Follow the Rappahannock River south to the Tides Inn in Irvington (1.25 hours). This waterfront resort is located where the Chesapeake Bay Wine Trail meets the Virginia Oyster Trail, offering visitors numerous culinary excursions. The Dog and Oyster vineyard features Virginia wines crafted to complement the local oysters available at the winery every weekend courtesy of Byrd’s Seafood Company. Visit Merroir, the tasting room of Rappahannock Oyster Company in Topping, for a waterfront meal from Virginia’s oyster experts. Book a Virginia Watermen Heritage Tour to get a first-hand look at the culture of local watermen while exploring the bay.

Day 3: Lower Bay Western Shore

This region includes the historic locations of Williamsburg and Yorktown.
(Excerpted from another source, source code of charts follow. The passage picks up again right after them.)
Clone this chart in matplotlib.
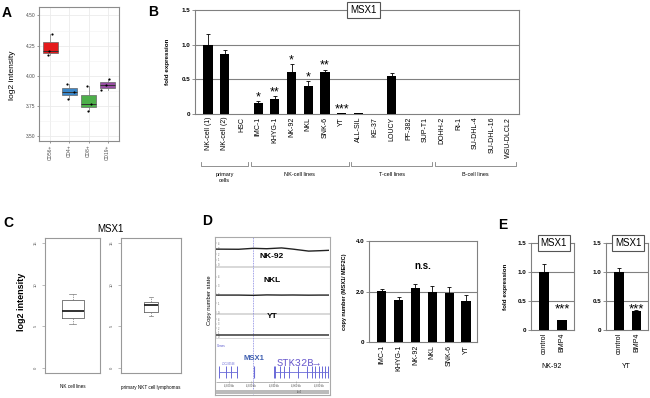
import numpy as np
import matplotlib
matplotlib.use('Agg')
import matplotlib.pyplot as plt
from matplotlib import transforms

plt.rcParams['font.family'] = ['Liberation Sans', 'DejaVu Sans']

W, H = 650, 398

# ---------------- data ----------------
# A: log2 intensity per sorted population (3 samples each)
a_groups = ['CD56+', 'CD4+', 'CD8+', 'CD19+']
a_values = [[4.35, 4.208, 4.175], [3.935, 3.87, 3.81],
            [3.913, 3.77, 3.71], [3.974, 3.92, 3.886]]
a_jitter = [[0.09, -0.05, -0.12], [-0.12, 0.23, -0.07],
            [-0.10, 0.14, -0.04], [0.07, -0.07, -0.33]]
a_colors = ['#E41A1C', '#3A86C8', '#4DAF4A', '#984EA3']

# B: MSX1 qPCR
b_cells = ['NK-cell (1)', 'NK-cell (2)', 'HSC', 'IMC-1', 'KHYG-1', 'NK-92', 'NKL',
           'SNK-6', 'YT', 'ALL-SIL', 'KE-37', 'LOUCY', 'PF-382', 'SUP-T1',
           'DOHH-2', 'Ri-1', 'SU-DHL-4', 'SU-DHL-16', 'WSU-DLCL2']
b_expr = [1.0, 0.87, 0, 0.155, 0.21, 0.60, 0.40, 0.60, 0.01, 0.02, 0, 0.55,
          0, 0, 0, 0, 0, 0, 0]
b_err = [0.16, 0.05, 0, 0.035, 0.05, 0.12, 0.08, 0.04, 0, 0, 0, 0.04,
         0, 0, 0, 0, 0, 0, 0]
b_stars = ['', '', '', '*', '**', '*', '*', '**', '***', '', '', '',
           '', '', '', '', '', '', '']
b_groups = ['primary\ncells', 'NK-cell lines', 'T-cell lines', 'B-cell lines']
b_group_idx = [(0, 2), (3, 8), (9, 13), (14, 18)]

# C: boxplot stats (log2 intensity)
c_groups = ['NK cell lines', 'primary NKT cell lymphomas']
c_med = [6.87, 7.55]
c_q1 = [6.0, 6.75]
c_q3 = [8.15, 7.95]
c_lo = [5.25, 6.24]
c_hi = [8.87, 8.55]

# D: copy number tracks (screenshot) and genomic qPCR
d_tracks = ['NK-92', 'NKL', 'YT']
d_cn_pos = [0, 0.2, 0.33, 0.45, 0.58, 0.68, 0.82, 0.92, 1.0]
d_cn = [[2.0, 1.98, 2.1, 2.05, 2.15, 2.0, 1.75, 1.8, 1.85],
        [2.0, 2.0, 1.97, 2.02, 2.0, 2.01, 1.99, 2.0, 2.0],
        [2.0, 2.0, 2.01, 2.0, 1.99, 2.0, 2.0, 2.01, 2.0]]
d_gene_left = [0.024, 0.088, 0.133, 0.186]
d_msx1 = 0.339
d_stk32b = [0.51, 0.52, 0.566, 0.60, 0.646, 0.726, 0.805, 0.85, 0.876, 0.91,
            0.938, 0.965, 0.99]
d_ruler = [0.115, 0.31, 0.513, 0.71, 0.91]
d_ruler_lab = ['4,800 kb', '4,820 kb', '4,840 kb', '4,860 kb', '4,880 kb']

d_cells = ['IMC-1', 'KHYG-1', 'NK-92', 'NKL', 'SNK-6', 'YT']
d_copy = [2.01, 1.68, 2.13, 2.0, 1.96, 1.62]
d_err = [0.09, 0.10, 0.17, 0.22, 0.20, 0.25]

# E: BMP4 treatment
e_conds = ['control', 'BMP4']
e_lines = ['NK-92', 'YT']
e_expr = [[1.0, 0.17], [1.0, 0.33]]
e_err = [[0.13, 0.01], [0.07, 0.01]]

GRAY = '#808080'

fig = plt.figure(figsize=(W / 100, H / 100), dpi=100)


def px_axes(l, t, r, b):
    return fig.add_axes([l / W, 1 - b / H, (r - l) / W, (b - t) / H])


def ftext(x, y, s, **kw):
    fig.text(x / W, 1 - y / H, s, **kw)


def excel_bars(ax, labels, vals, errs, ymax, yticks, yticklabels, grid):
    x = np.arange(len(labels))
    ax.bar(x, vals, width=0.55, color='black', zorder=3)
    idx = [i for i, e in enumerate(errs) if e > 0]
    ax.errorbar(x[idx], [vals[i] for i in idx],
                yerr=[np.zeros(len(idx)), [errs[i] for i in idx]],
                fmt='none', ecolor='black', elinewidth=0.6, capsize=1.2,
                capthick=0.6, zorder=4)
    for g in grid:
        ax.axhline(g, color=GRAY, lw=0.8, zorder=1)
    ax.set_ylim(0, ymax)
    ax.set_yticks(yticks)
    ax.set_yticklabels(yticklabels, fontsize=4.5, fontweight='bold')
    ax.set_xticks(x)
    ax.set_xticklabels(labels, rotation=90, fontsize=5)
    ax.tick_params(axis='x', length=0, pad=2)
    ax.tick_params(axis='y', length=2, width=0.6, pad=1.5, color=GRAY)
    for s in ax.spines.values():
        s.set_color(GRAY)
        s.set_linewidth(0.8)
    return x


# ---------------- A ----------------
ax = px_axes(39, 7, 119, 141)
pos = np.arange(1, 5)
bp = ax.boxplot(a_values, positions=pos, widths=0.75, patch_artist=True,
                showfliers=False, showcaps=False,
                boxprops=dict(edgecolor='#666666', linewidth=0.5),
                medianprops=dict(color='#333333', linewidth=0.7),
                whiskerprops=dict(color='#777777', linewidth=0.5), zorder=2)
for patch, c in zip(bp['boxes'], a_colors):
    patch.set_facecolor(c)
for p, vals, jit in zip(pos, a_values, a_jitter):
    ax.scatter(p + np.array(jit), vals, s=2.5, color='black', zorder=3, lw=0)
ax.set_xlim(0.4, 4.6)
ax.set_ylim(3.46, 4.57)
ax.set_yticks([3.5, 3.75, 4.0, 4.25, 4.5])
ax.set_yticklabels(['3.50', '3.75', '4.00', '4.25', '4.50'], fontsize=3.5, color='#4d4d4d')
ax.set_yticks([3.625, 3.875, 4.125, 4.375], minor=True)
ax.set_xticks(pos)
ax.set_xticklabels(a_groups, rotation=90, fontsize=3.5, color='#4d4d4d')
ax.tick_params(length=1.5, width=0.4, color='#4d4d4d', pad=1)
ax.tick_params(which='minor', length=0)
ax.grid(True, which='major', color='#EBEBEB', lw=0.6, zorder=0)
ax.grid(True, which='minor', axis='y', color='#F2F2F2', lw=0.4, zorder=0)
ax.set_axisbelow(True)
for s in ax.spines.values():
    s.set_color('#8c8c8c')
    s.set_linewidth(0.8)
ftext(12, 75, 'log2 intensity', rotation=90, ha='center', va='center', fontsize=6)

# ---------------- B ----------------
ax = px_axes(195, 10, 519, 114)
x = excel_bars(ax, b_cells, b_expr, b_err, 1.5, [0, 0.5, 1.0, 1.5],
               ['0', '0.5', '1.0', '1.5'], [0.5, 1.0])
ax.set_xlim(-0.78, 18.62)
for i, s in enumerate(b_stars):
    if s:
        ax.annotate(s, (i, b_expr[i] + b_err[i]), xytext=(0, 0.5),
                    textcoords='offset points', ha='center', va='baseline',
                    fontsize=9, annotation_clip=False)
ax.text(0.52, 1.0, 'MSX1', transform=ax.transAxes, ha='center', va='center',
        fontsize=7, zorder=6,
        bbox=dict(boxstyle='square,pad=0.3', fc='white', ec='#555555', lw=0.8))
ax.set_ylabel('fold expression', fontsize=4.5, fontweight='bold')
ax.yaxis.set_label_coords(-0.077, 0.5)
trans = transforms.blended_transform_factory(ax.transData, ax.transAxes)
for name, (i0, i1) in zip(b_groups, b_group_idx):
    x0, x1 = i0 - 0.42, i1 + 0.42
    ax.plot([x0, x0, x1, x1], [-0.46, -0.5, -0.5, -0.46], transform=trans,
            color=GRAY, lw=0.6, clip_on=False)
    ax.text((i0 + i1) / 2, -0.56, name, transform=trans, ha='center', va='top',
            fontsize=4, linespacing=1.3)

# ---------------- C ----------------
ftext(110, 229, 'MSX1', ha='center', va='center', fontsize=7)
for k, (l, r, w) in enumerate([(45, 100, 0.8), (121, 181, 0.47)]):
    ax = px_axes(l, 238, r, 373)
    stats = [dict(med=c_med[k], q1=c_q1[k], q3=c_q3[k], whislo=c_lo[k],
                  whishi=c_hi[k], fliers=[])]
    ax.bxp(stats, positions=[0], widths=w, capwidths=w * 0.35, showfliers=False,
           boxprops=dict(color='#666666', lw=0.6),
           medianprops=dict(color='#222222', lw=1.3),
           whiskerprops=dict(color='#777777', lw=0.5, ls=(0, (2, 1.5))),
           capprops=dict(color='#777777', lw=0.5))
    ax.set_xlim(-1, 1)
    ax.set_ylim(-0.6, 15.6)
    ax.set_xticks([])
    ax.set_yticks([0, 5, 10, 15])
    ax.set_yticklabels(['0', '5', '10', '15'], rotation=90, va='center',
                       fontsize=3, color='#555555')
    ax.tick_params(axis='y', length=2, width=0.4, color='#888888', pad=3)
    for s in ax.spines.values():
        s.set_color('#999999')
        s.set_linewidth(0.8)
    ftext((l + r) / 2, 387, c_groups[k], ha='center', va='center', fontsize=3.3)
ftext(22, 302, 'log2 intensity', rotation=90, ha='center', va='center',
      fontsize=6.5, fontweight='bold')

# ---------------- D (copy number screenshot) ----------------
bg = px_axes(215, 237, 330, 395)
bg.set_xlim(215, 330)
bg.set_ylim(395, 237)
bg.set_xticks([])
bg.set_yticks([])
for s in bg.spines.values():
    s.set_color('#aaaaaa')
    s.set_linewidth(0.8)
for y0, y1 in [(265.5, 267.5), (312.5, 314.5), (337.5, 339)]:
    bg.axhspan(y0, y1, color='#d9d9d9', lw=0)
bg.axvline(253, color='#8080e0', lw=0.6, ls=(0, (1, 1)))

track_rects = [(216, 238, 329, 265), (216, 268, 329, 312), (216, 315, 329, 337)]
track_ylim = [(0, 3.4), (0, 5.2), (0, 22)]
track_lab_y = [256, 281, 317]
for name, rect, yl, vals, ly in zip(d_tracks, track_rects, track_ylim, d_cn, track_lab_y):
    ta = px_axes(*rect)
    ta.patch.set_alpha(0)
    ta.plot(d_cn_pos, vals, color='#222222', lw=1.0)
    ta.set_xlim(0, 1)
    ta.set_ylim(*yl)
    ta.set_xticks([])
    ta.set_yticks(np.linspace(yl[0], yl[1], 6)[:-1])
    ta.set_yticklabels(['0', '1', '2', '3', '4'], fontsize=1.8, color='#666666')
    for lab in ta.get_yticklabels():
        lab.set_ha('left')
    ta.tick_params(axis='y', direction='in', length=0.8, width=0.3, pad=-1.2,
                   color='#888888')
    for s in ta.spines.values():
        s.set_visible(False)
    ftext(272, ly, name, ha='center', va='center', fontsize=6, fontweight='bold')

ga = px_axes(216, 340, 329, 394)
ga.patch.set_alpha(0)
ga.set_xlim(0, 1)
ga.set_ylim(0, 1)
ga.axis('off')
ga.text(0.01, 0.89, 'Genes', fontsize=2.2, color='#5555cc', va='center')
ga.hlines(0.41, d_gene_left[0], d_gene_left[-1], color='#6a6ad8', lw=0.6)
ga.vlines(d_gene_left, 0.3, 0.52, color='#6a6ad8', lw=0.7)
ga.text(np.mean(d_gene_left), 0.56, 'LOC285548', fontsize=1.8, color='#6a6ad8',
        ha='center', va='center')
ga.vlines([d_msx1], 0.3, 0.52, color='#6a6ad8', lw=0.8)
ga.hlines(0.41, d_stk32b[0], d_stk32b[-1], color='#6a6ad8', lw=0.6)
ga.vlines(d_stk32b, 0.3, 0.52, color='#6a6ad8', lw=0.7)
ga.text(d_msx1, 0.66, 'MSX1', fontsize=5.5, color='#3f5fb0', ha='center',
        va='center', fontweight='bold')
ga.text(0.73, 0.57, 'STK32B\u2192', fontsize=7.5, color='#6a5acd', ha='center',
        va='center', family=['Liberation Mono', 'DejaVu Sans Mono'])
ga.hlines(0.22, 0, 1, color='#999999', lw=0.5)
ga.vlines(d_ruler, 0.2, 0.25, color='#999999', lw=0.4)
for xr, lab in zip(d_ruler, d_ruler_lab):
    ga.text(xr, 0.15, lab, fontsize=1.8, color='#444444', ha='center', va='center')
ga.axhspan(0, 0.07, color='#bbbbbb', lw=0)
ga.text(0.74, 0.035, 'chr4', fontsize=1.8, color='#444444', ha='center', va='center')
ftext(209, 300, 'Copy number state', rotation=90, ha='center', va='center',
      fontsize=4.2)

# D right: genomic copy number
ax = px_axes(369, 241, 477, 342)
excel_bars(ax, d_cells, d_copy, d_err, 4.0, [0, 2.0, 4.0], ['0', '2.0', '4.0'], [2.0])
ax.set_xlim(-0.75, 5.65)
ax.text(0.5, 0.75, 'n.s.', transform=ax.transAxes, ha='center', va='center',
        fontsize=7, fontweight='bold')
ax.set_ylabel('copy number (MSX1/ MEF2C)', fontsize=4, fontweight='bold')
ax.yaxis.set_label_coords(-0.2, 0.5)

# ---------------- E ----------------
for k, (l, r) in enumerate([(531, 574), (606, 648)]):
    ax = px_axes(l, 243, r, 330)
    excel_bars(ax, e_conds, e_expr[k], e_err[k], 1.5, [0, 0.5, 1.0, 1.5],
               ['0', '0.5', '1.0', '1.5'], [0.5, 1.0])
    ax.set_xlim(-0.72, 1.65)
    ax.text(1, 0.2, '***', transform=transforms.blended_transform_factory(
        ax.transData, ax.transAxes), ha='center', va='baseline', fontsize=9.5)
    ax.text(0.53, 1.0, 'MSX1', transform=ax.transAxes, ha='center', va='center',
            fontsize=7, zorder=6,
            bbox=dict(boxstyle='square,pad=0.3', fc='white', ec='#555555', lw=0.8))
    ftext((l + r) / 2 - 1, 367, e_lines[k], ha='center', va='center', fontsize=5)
    if k == 0:
        ax.set_ylabel('fold expression', fontsize=4.5, fontweight='bold')
        ax.yaxis.set_label_coords(-0.53, 0.5)

# panel letters
for lab, (px, py) in zip('ABCDE', [(7, 13), (153, 12), (8, 223), (207, 221), (503, 225)]):
    ftext(px, py, lab, ha='center', va='center', fontsize=10, fontweight='bold')

fig.savefig('out.png', dpi=100)
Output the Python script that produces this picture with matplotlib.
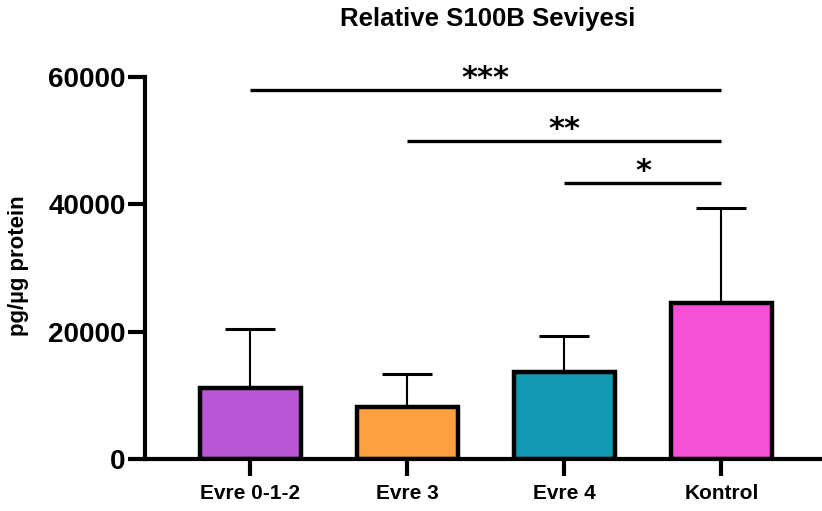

Travel to the Williamsburg Winery (1.25 hours), which features not only a winery but a tavern, restaurant and lodging at The Wedmore Place. The winery’s Gabriel Archer Tavern hosts a Wine & Brine Lounge every Saturday and Sunday, featuring Virginia oysters and seafood. Tour the Watermen’s Museum in nearby Yorktown.

Day 4: Tidewater

Travel an hour south to Virginia Beach, the state’s premier beach destination. Located right on the beach, The Oceanfront Inn offers packaged experiences highlighting the local culture. Pleasure House Oysters hosts boat-based farm and tasting tours along the Lynnhaven River. The “Chef’s Table Tour” is a dining experience featuring local foods served at a table on the farm or on the boat. Taste Tidewater Tours offers a Virginia Wine and Oyster Tour and a Local Oyster and Craft Brew Tour, where guests sample oyster-based dishes from Virginia Beach restaurants paired with local wines and beers.  

Day 5: Lower Bay Eastern Shore, Upper Bay Eastern Shore and Seaside

No visit to Coastal Virginia is complete without a trip across the Chesapeake Bay Bridge Tunnel, a four-lane, 20-mile-long vehicular toll bridge crossing the lower Chesapeake Bay. The tunnel connects the Eastern Shore to the mainland. The Eastern Shore, 70 miles long, is home to three regions of the Virginia Oyster Trail. Spend two nights at the centrally located Inn at Onancock (1.5 hours from Virginia Beach). From here, explore quaint fishing villages like Chincoteague Island, home to the famous Chincoteague ponies that live in the Chincoteague National Wildlife Refuge. Schedule a visit during the town’s annual oyster festival in October. 

Day 6: Tangier/Middle Chesapeake Bay

Your final stop along Virginia’s Oyster Trail takes you to the newest region to be added to the trail and one of the most unique destinations in Virginia. Tangier Island is located 12 miles out in the Chesapeake Bay and is only accessible by air or sea. The Tangier Onancock Ferry runs twice daily from May to October, and private charters are also available. Once on the island, explore the narrow streets travelled mostly by bicycle or golf cart, and enjoy the warm hospitality of the island’s residents. Enjoy a meal at Lorraine’s, home to the Tangier Island Oyster Company. 

Day 7: Return to Washington, DC

The drive time from Onancock to Washington Dulles International Airport is four hours. Traveling north along the Eastern Shore into Maryland and around Washington, DC, this scenic route provides numerous opportunities to continue exploring the Capital Region.